Lufthansa betwist de vordering. Het verweer van Lufthansa strekt ertoe de passagier niet-ontvankelijk te verklaren, althans de vorderingen van de passagier af te wijzen. Lufthansa heeft na annulering van vlucht LH2301 de passagier kosteloos omgeboekt naar de vlucht KL1793. De aangeboden vlucht valt daarmee binnen de marges van ‘één uur voor’ en ‘minder dan twee uur’ later zoals opgenomen in artikel 5 lid 1 sub c-iii van de Verordening nr. 261/2004. De passagier heeft deze omboeking aanvaard en is daardoor 35 minuten later dan gepland vanuit Amsterdam vertrokken. De passagier is volgens Lufthansa tijdig in München voor de aansluitende vlucht LH9790 aangekomen. Van enige vertraging op de eindbestemming is volgens Lufthansa dan ook geen sprake.

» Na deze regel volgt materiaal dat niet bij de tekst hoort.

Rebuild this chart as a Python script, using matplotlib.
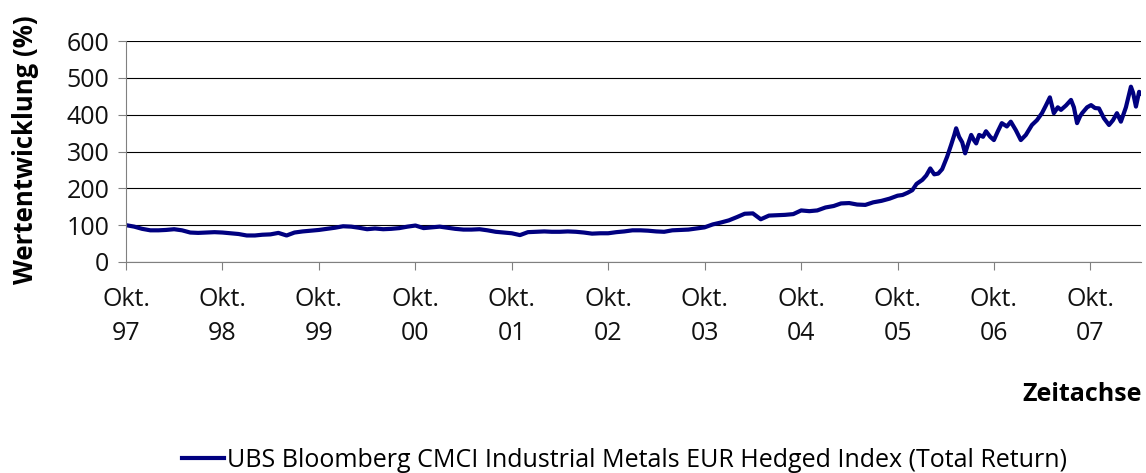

5.De vordering in reconventie

5.1
Lufthansa vordert, voor zover mogelijk uitvoerbaar bij voorraad, dat de passagier aan Lufthansa het bedrag van € 125,00 terugbetaalt, althans dat de passagier de schade van Lufthansa dienaangaande vergoedt. Lufthansa stelt de passagier geen enkele compensatie verschuldigd te zijn. Aan de passagier heeft Lufthansa onverschuldigd, althans zonder enige rechtsgrond, althans zonder daartoe verplicht te zijn, een bedrag van € 125,00 betaald.

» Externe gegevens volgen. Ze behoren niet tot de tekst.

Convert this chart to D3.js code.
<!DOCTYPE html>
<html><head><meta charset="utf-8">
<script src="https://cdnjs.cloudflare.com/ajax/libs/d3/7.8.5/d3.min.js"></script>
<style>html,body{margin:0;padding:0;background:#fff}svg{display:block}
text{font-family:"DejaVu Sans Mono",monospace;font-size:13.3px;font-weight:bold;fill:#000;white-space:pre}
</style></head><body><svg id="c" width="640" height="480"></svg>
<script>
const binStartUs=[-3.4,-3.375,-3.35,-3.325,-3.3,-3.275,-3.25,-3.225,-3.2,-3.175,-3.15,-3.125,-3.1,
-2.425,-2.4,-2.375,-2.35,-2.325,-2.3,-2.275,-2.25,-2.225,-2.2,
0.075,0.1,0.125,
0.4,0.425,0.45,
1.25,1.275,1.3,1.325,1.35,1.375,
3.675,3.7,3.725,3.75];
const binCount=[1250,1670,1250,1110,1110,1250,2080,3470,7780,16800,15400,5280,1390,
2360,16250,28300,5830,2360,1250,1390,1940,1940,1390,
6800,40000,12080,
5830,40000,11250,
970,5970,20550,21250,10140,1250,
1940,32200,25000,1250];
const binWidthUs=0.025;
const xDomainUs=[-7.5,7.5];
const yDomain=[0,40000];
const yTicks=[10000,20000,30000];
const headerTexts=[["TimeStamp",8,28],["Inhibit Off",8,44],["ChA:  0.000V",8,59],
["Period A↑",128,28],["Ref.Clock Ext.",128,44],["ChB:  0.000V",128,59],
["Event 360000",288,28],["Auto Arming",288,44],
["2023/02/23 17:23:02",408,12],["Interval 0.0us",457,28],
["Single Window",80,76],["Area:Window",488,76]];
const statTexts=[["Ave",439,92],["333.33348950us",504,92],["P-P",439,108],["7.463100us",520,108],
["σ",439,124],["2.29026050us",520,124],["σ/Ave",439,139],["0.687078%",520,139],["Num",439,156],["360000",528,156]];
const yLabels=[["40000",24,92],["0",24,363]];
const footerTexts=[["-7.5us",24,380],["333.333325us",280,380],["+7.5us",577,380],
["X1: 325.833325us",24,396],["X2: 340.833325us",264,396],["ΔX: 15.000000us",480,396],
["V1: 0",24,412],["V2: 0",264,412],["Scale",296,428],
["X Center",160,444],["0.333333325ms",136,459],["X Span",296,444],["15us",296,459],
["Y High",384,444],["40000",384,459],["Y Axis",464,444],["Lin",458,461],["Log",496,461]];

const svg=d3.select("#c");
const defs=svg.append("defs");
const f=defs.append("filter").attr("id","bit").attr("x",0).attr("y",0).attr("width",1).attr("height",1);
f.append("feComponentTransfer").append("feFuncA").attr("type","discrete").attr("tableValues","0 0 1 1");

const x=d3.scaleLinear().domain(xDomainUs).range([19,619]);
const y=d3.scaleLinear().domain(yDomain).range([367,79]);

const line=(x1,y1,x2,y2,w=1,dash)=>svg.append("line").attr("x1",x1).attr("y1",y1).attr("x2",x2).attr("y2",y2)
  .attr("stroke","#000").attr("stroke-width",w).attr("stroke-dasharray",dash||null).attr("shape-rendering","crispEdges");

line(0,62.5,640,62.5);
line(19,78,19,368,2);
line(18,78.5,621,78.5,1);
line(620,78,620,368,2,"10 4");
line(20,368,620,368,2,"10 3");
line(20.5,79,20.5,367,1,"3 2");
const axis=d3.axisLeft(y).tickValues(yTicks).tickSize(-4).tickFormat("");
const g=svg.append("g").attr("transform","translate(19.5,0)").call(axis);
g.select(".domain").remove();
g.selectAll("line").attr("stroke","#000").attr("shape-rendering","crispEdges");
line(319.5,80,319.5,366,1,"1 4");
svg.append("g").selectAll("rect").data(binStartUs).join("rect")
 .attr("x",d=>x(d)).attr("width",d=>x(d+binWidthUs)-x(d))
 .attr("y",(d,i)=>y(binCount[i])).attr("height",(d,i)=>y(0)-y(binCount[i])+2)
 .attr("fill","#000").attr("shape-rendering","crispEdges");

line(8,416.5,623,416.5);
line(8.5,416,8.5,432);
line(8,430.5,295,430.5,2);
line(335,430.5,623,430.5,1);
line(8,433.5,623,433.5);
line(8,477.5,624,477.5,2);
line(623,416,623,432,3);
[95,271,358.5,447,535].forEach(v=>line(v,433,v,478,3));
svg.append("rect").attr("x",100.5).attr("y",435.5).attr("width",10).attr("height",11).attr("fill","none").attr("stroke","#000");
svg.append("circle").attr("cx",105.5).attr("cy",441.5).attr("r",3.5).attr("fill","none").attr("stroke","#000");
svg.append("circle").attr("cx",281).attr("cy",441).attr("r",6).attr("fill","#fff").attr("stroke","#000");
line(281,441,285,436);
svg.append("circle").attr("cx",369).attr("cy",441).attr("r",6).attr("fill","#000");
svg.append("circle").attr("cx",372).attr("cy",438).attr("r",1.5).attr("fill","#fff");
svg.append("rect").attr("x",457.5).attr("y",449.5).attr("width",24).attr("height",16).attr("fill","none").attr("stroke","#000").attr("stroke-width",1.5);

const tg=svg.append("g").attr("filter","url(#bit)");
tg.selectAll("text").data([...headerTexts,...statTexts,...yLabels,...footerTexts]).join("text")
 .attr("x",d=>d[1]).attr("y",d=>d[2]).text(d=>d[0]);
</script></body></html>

6.Het verweer in reconventie

6.1
De passagier heeft niet gereageerd op de reconventionele eis van Lufthansa.

7.De beoordeling

in conventie en in reconventie
7.1.
Gelet op de onderlinge samenhang van de vordering in conventie en de vordering in reconventie zullen deze gezamenlijk worden behandeld.
7.2.
De kantonrechter stelt ambtshalve vast dat zij bevoegd is van onderhavig geschil kennis te nemen.
7.3.
Lufthansa heeft bij conclusie van antwoord gemotiveerd gesteld dat de passagier niet met vertraging op de eindbestemming is aangekomen. De passagier heeft, hoewel zij daartoe in de gelegenheid is gesteld, niet gereageerd op het inhoudelijke verweer van Lufthansa. De door Lufthansa aangevoerde feiten en omstandigheden zijn daarmee vast komen te staan. Gelet daarop zal de vordering in conventie worden afgewezen.
7.4.
Ten aanzien van de reconventionele eis oordeelt de kantonrechter als volgt. Lufthansa heeft de passagier een bedrag van € 125,00 betaald. Nu de conventionele vordering van de passagier wordt afgewezen heeft Lufthansa het bedrag van € 125,00 onverschuldigd aan de passagier betaald. De passagier dient dit bedrag dan ook terug te betalen aan Lufthansa. De reconventionele vordering tot terugbetaling van € 125,00 zal dan ook worden toegewezen.
7.5.
Als de in het ongelijk gestelde partij zal de passagier zowel in conventie als in reconventie in de kosten van de procedure worden veroordeeld. Ook de nakosten zullen worden toegewezen, voor zover Lufthansa daadwerkelijk nakosten zal maken.

8.De beslissing

De kantonrechter:
in conventie
8.1.
wijst de vordering van de passagier af;
8.2.
veroordeelt de passagier tot betaling van de proceskosten, die tot en met vandaag voor Lufthansa worden vastgesteld op een bedrag van € 120,00 aan salaris van de gemachtigde van Lufthansa;
8.3.
veroordeelt de passagier tot betaling van € 60,00 aan nakosten, voor zover Lufthansa daadwerkelijk nakosten zal maken;
8.4.
verklaart dit vonnis, voor wat betreft de proceskostenveroordeling, uitvoerbaar bij voorraad;
8.5.
wijs het meer of anders gevorderde af;
in reconventie
8.6.
veroordeelt de passagier tot betaling van een bedrag van € 125,00 aan Lufthansa;
8.7.
veroordeelt de passagier tot betaling van de proceskosten, die tot en met vandaag voor Lufthansa worden vastgesteld op een bedrag van € 18,00 aan salaris gemachtigde van Lufthansa;
8.8.
veroordeelt de passagier tot betaling van € 9,00 aan nakosten, voor zover Lufthansa daadwerkelijk nakosten zal maken;
8.9.
verklaart dit vonnis uitvoerbaar bij voorraad;
Dit vonnis is gewezen door mr. M.M. Kruithof, kantonrechter, en is uitgesproken op de openbare terechtzitting van bovengenoemde datum in aanwezigheid van de griffier.